- **DIRECTIONS FOR THIS TASK**
Take the listing from its first line through the line that contains "plt.rcParams['mathtext.it'] = 'Liberation" and please retype those lines exactly, leaving out the pictures.
━━ LISTED ENTRIES ━━
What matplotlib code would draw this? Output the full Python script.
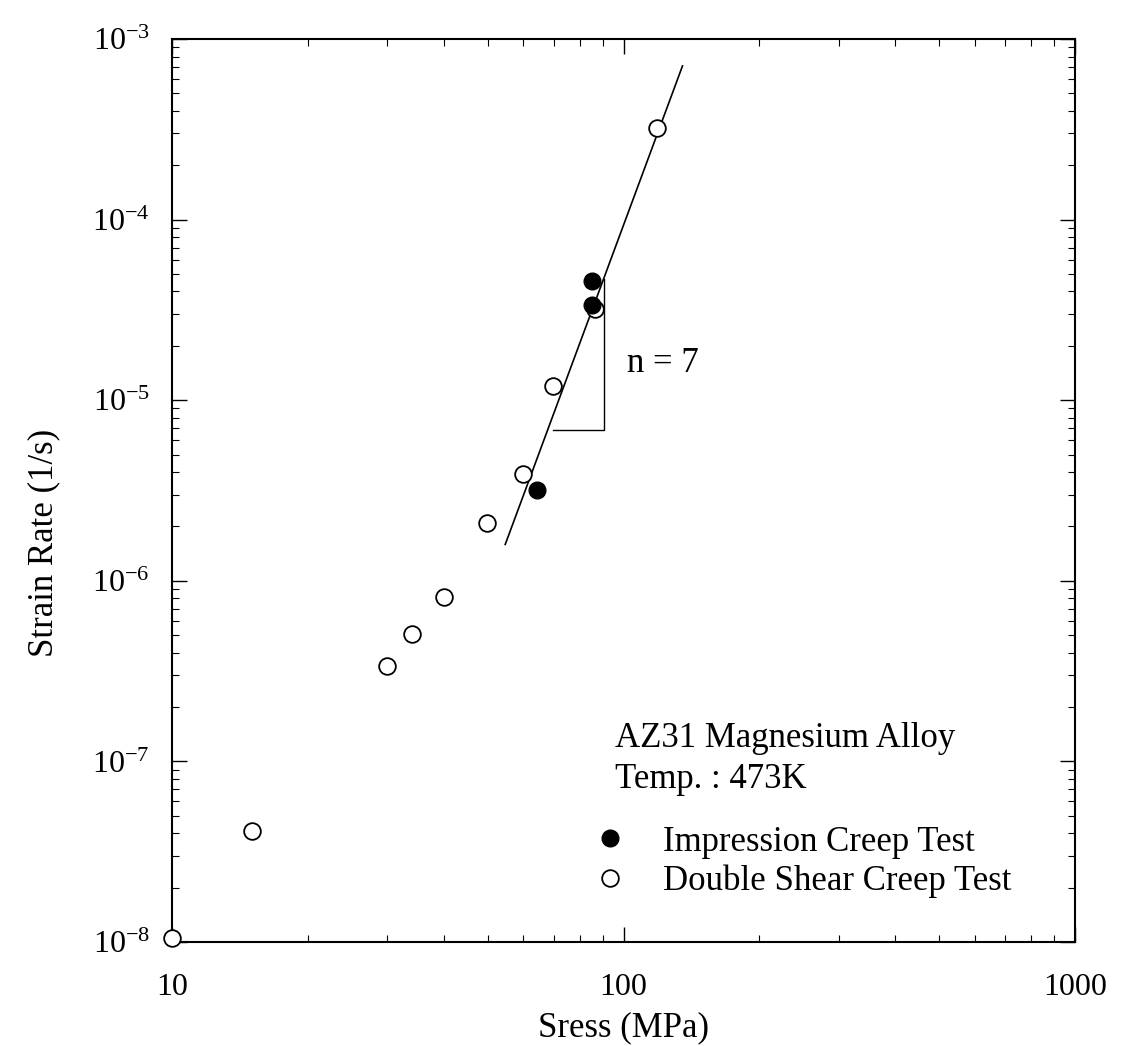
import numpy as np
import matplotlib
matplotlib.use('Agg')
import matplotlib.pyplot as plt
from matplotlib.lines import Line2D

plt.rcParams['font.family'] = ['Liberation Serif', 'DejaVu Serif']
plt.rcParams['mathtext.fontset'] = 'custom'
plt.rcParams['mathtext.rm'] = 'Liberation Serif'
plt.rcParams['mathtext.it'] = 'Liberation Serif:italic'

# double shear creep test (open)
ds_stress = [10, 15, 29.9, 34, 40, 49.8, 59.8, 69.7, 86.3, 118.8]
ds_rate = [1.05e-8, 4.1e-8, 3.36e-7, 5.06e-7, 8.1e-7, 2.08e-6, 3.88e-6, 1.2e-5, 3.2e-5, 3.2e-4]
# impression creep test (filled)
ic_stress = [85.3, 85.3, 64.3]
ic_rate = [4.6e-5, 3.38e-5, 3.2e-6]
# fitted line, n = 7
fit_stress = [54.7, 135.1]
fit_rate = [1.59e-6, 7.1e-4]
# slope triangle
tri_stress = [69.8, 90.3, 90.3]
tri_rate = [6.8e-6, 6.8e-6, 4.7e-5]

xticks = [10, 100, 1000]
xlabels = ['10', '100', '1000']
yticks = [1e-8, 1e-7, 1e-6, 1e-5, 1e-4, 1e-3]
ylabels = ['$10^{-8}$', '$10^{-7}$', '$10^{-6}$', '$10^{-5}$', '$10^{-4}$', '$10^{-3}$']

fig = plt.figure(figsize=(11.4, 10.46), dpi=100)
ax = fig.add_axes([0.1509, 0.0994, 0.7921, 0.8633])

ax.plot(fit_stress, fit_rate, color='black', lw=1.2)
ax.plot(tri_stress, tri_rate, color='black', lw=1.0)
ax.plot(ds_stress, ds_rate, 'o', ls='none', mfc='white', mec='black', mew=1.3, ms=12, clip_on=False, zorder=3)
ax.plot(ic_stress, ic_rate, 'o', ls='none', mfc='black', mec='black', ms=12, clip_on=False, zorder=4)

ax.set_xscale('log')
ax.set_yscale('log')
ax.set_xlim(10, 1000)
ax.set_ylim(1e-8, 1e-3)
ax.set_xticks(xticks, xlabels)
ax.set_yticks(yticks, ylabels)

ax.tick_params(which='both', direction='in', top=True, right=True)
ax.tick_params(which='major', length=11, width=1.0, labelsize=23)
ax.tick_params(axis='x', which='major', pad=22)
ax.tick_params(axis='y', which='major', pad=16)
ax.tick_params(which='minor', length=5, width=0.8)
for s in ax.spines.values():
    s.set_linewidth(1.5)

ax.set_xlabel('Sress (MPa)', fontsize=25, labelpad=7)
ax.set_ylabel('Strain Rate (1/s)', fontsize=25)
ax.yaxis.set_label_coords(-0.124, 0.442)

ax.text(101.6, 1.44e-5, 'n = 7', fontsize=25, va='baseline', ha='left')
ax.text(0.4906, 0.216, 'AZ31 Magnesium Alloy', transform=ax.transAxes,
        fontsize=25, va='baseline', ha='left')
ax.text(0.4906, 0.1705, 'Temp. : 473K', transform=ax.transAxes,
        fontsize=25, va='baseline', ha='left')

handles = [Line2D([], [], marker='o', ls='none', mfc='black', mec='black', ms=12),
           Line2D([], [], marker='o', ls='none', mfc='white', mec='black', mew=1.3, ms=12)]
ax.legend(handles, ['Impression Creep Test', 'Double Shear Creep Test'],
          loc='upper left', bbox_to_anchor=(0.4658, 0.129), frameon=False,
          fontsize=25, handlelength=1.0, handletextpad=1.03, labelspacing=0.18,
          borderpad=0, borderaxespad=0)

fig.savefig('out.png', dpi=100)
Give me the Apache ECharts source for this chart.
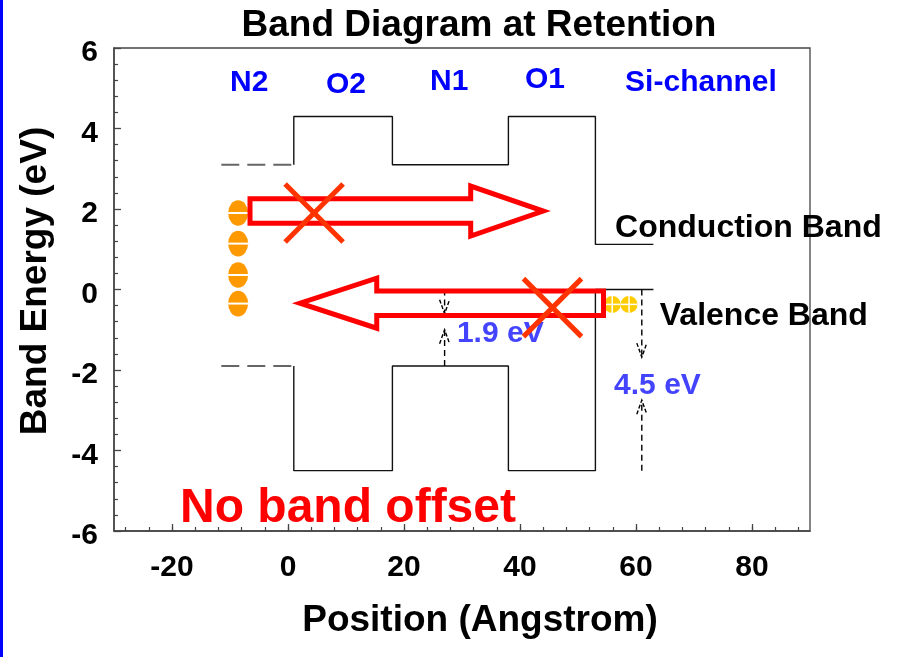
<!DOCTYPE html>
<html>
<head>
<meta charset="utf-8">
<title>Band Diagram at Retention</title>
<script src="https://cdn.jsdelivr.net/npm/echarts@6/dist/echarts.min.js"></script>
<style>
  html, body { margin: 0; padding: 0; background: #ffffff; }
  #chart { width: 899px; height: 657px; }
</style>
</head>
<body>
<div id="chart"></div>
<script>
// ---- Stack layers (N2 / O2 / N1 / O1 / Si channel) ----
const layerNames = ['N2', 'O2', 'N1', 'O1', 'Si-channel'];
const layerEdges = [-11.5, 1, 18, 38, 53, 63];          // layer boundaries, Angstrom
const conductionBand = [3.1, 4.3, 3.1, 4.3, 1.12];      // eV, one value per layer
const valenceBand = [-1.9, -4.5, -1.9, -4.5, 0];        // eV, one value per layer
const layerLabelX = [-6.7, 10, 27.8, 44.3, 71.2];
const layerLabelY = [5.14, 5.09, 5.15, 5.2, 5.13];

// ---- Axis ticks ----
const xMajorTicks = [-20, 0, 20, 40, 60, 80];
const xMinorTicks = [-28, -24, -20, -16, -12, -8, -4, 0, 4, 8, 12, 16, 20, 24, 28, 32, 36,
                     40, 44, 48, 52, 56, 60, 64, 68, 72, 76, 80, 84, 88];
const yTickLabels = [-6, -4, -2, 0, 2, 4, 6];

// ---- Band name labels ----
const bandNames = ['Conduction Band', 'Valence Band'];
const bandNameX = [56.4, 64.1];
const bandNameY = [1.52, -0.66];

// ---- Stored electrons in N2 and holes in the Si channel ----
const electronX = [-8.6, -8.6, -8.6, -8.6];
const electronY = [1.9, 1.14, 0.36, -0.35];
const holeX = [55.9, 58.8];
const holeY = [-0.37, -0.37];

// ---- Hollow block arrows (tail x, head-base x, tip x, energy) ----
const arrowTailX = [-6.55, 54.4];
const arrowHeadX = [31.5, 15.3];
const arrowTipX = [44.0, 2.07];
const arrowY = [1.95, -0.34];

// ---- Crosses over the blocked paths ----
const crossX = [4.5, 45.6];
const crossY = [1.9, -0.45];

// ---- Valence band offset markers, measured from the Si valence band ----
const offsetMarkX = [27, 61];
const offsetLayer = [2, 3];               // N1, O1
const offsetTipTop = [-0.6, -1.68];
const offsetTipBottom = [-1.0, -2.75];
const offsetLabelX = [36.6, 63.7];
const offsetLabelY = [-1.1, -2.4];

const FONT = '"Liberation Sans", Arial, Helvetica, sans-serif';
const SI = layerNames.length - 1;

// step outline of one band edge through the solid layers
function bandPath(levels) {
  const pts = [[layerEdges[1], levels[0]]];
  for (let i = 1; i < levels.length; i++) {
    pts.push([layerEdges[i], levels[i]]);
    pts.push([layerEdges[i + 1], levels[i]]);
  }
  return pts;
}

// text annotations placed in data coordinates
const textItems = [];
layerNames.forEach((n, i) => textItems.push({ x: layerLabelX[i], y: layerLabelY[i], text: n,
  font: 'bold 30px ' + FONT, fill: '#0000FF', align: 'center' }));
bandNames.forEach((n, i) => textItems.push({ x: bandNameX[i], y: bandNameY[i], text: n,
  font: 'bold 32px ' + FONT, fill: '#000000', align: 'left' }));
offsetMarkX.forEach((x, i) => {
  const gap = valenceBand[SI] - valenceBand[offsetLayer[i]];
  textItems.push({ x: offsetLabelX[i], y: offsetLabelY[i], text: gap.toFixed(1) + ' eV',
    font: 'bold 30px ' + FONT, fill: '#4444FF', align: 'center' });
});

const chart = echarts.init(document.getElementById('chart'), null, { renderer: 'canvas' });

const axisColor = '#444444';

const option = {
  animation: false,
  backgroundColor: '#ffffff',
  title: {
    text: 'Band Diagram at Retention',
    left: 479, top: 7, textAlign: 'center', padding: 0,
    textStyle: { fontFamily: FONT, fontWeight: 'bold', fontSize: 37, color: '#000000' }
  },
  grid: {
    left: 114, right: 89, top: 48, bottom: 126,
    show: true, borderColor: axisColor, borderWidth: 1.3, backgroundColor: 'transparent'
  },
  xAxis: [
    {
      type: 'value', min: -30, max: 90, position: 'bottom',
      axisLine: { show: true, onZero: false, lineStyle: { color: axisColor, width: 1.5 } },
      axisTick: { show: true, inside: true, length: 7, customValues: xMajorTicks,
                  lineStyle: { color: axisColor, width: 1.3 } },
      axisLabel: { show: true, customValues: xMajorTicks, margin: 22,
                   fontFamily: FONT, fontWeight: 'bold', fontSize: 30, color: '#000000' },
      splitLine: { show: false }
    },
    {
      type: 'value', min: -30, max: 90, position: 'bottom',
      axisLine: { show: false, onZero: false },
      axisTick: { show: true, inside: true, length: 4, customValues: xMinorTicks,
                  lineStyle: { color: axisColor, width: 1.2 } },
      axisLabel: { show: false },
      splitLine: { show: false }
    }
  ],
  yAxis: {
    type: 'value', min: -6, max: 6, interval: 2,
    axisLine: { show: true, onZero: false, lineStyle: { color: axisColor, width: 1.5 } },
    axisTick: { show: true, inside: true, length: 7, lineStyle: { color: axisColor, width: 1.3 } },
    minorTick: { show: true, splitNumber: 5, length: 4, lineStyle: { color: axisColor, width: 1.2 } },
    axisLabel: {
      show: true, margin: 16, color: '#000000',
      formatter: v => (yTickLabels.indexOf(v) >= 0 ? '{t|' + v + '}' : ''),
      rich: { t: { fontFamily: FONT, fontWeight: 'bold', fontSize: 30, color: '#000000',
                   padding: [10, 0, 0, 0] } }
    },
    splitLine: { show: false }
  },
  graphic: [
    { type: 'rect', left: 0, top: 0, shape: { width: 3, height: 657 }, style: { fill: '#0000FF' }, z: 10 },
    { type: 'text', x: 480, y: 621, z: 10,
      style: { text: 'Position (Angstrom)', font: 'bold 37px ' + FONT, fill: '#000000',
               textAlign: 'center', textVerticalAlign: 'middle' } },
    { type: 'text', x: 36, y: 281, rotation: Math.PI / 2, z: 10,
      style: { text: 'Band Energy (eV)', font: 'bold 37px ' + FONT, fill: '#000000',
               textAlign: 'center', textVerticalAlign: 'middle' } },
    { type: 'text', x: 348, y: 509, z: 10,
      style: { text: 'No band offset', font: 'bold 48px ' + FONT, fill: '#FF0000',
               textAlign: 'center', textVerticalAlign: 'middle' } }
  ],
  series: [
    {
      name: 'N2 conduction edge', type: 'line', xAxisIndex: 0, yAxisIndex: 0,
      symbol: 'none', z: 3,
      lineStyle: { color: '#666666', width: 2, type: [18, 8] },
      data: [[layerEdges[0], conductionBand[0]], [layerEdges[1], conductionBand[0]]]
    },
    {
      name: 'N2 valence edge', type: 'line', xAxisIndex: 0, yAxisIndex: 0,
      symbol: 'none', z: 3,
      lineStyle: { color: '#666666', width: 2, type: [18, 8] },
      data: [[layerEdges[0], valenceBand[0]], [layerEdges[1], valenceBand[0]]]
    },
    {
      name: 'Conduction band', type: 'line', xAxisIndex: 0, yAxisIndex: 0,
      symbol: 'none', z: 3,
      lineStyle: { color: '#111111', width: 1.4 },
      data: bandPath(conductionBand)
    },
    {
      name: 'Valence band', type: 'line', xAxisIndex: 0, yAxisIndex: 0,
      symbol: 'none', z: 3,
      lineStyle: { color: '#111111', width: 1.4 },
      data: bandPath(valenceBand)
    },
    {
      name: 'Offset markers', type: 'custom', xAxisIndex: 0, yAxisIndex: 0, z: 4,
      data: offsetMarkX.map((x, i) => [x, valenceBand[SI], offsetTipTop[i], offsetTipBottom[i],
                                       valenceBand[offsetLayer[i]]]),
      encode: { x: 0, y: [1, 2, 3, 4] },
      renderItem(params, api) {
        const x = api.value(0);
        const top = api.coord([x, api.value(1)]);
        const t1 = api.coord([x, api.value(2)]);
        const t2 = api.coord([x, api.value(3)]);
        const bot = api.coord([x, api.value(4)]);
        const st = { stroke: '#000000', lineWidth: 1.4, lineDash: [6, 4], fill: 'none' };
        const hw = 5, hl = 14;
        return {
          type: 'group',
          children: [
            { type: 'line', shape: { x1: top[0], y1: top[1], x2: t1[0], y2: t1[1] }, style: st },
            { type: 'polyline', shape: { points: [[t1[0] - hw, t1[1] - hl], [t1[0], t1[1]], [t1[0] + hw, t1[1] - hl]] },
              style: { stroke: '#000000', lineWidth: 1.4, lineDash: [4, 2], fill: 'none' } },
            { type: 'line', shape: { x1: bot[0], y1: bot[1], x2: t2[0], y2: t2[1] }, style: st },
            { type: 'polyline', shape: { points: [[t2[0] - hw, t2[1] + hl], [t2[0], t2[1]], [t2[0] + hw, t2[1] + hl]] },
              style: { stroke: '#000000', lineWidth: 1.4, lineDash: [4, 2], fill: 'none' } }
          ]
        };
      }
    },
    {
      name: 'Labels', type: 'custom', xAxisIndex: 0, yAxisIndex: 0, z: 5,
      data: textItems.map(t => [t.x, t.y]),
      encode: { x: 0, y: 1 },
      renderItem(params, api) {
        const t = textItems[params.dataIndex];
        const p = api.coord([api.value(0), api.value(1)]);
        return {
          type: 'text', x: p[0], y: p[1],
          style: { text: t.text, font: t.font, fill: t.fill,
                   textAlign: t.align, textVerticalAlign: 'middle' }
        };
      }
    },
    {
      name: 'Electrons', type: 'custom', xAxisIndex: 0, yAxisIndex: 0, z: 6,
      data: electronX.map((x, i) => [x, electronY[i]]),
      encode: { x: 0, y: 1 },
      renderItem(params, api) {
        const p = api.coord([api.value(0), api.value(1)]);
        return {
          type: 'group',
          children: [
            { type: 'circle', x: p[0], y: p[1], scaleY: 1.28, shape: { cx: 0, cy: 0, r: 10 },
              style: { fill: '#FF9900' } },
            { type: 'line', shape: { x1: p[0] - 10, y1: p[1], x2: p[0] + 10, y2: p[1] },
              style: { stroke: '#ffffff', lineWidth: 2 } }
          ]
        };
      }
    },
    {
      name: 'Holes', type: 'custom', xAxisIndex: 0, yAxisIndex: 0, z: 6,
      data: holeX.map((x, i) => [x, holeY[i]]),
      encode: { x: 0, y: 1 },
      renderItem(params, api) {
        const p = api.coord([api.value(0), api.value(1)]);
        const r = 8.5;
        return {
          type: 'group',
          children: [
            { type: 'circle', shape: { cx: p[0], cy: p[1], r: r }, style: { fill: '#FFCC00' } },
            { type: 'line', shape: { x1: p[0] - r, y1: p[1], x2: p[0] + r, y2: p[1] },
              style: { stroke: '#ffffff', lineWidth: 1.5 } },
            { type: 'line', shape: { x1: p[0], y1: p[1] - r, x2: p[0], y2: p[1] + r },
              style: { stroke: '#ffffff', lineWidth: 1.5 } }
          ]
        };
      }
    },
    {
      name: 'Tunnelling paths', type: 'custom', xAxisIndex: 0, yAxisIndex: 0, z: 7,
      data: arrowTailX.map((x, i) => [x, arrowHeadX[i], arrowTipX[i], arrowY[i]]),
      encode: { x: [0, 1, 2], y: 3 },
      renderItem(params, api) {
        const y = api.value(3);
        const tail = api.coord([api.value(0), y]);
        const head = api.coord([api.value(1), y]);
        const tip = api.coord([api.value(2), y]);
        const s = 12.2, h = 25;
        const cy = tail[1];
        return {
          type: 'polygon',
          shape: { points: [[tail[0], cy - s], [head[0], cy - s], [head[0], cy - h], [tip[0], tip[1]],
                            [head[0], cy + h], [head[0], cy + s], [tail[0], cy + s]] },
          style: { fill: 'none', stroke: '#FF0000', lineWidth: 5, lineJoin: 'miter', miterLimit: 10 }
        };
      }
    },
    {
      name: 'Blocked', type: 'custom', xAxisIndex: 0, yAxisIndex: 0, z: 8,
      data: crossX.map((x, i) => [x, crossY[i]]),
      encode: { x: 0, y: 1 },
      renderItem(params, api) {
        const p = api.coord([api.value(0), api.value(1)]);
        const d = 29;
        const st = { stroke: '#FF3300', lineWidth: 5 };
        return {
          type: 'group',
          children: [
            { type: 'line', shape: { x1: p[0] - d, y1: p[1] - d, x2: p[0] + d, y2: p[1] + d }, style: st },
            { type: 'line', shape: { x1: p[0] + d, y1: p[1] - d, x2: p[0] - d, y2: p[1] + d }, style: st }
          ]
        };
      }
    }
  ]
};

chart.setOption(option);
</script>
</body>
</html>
━━━
- **THE COMPLETED TASK**
What matplotlib code would draw this? Output the full Python script.
import numpy as np
import matplotlib
matplotlib.use('Agg')
import matplotlib.pyplot as plt
from matplotlib.lines import Line2D

plt.rcParams['font.family'] = ['Liberation Serif', 'DejaVu Serif']
plt.rcParams['mathtext.fontset'] = 'custom'
plt.rcParams['mathtext.rm'] = 'Liberation Serif'
plt.rcParams['mathtext.it'] = 'Liberation Serif:italic'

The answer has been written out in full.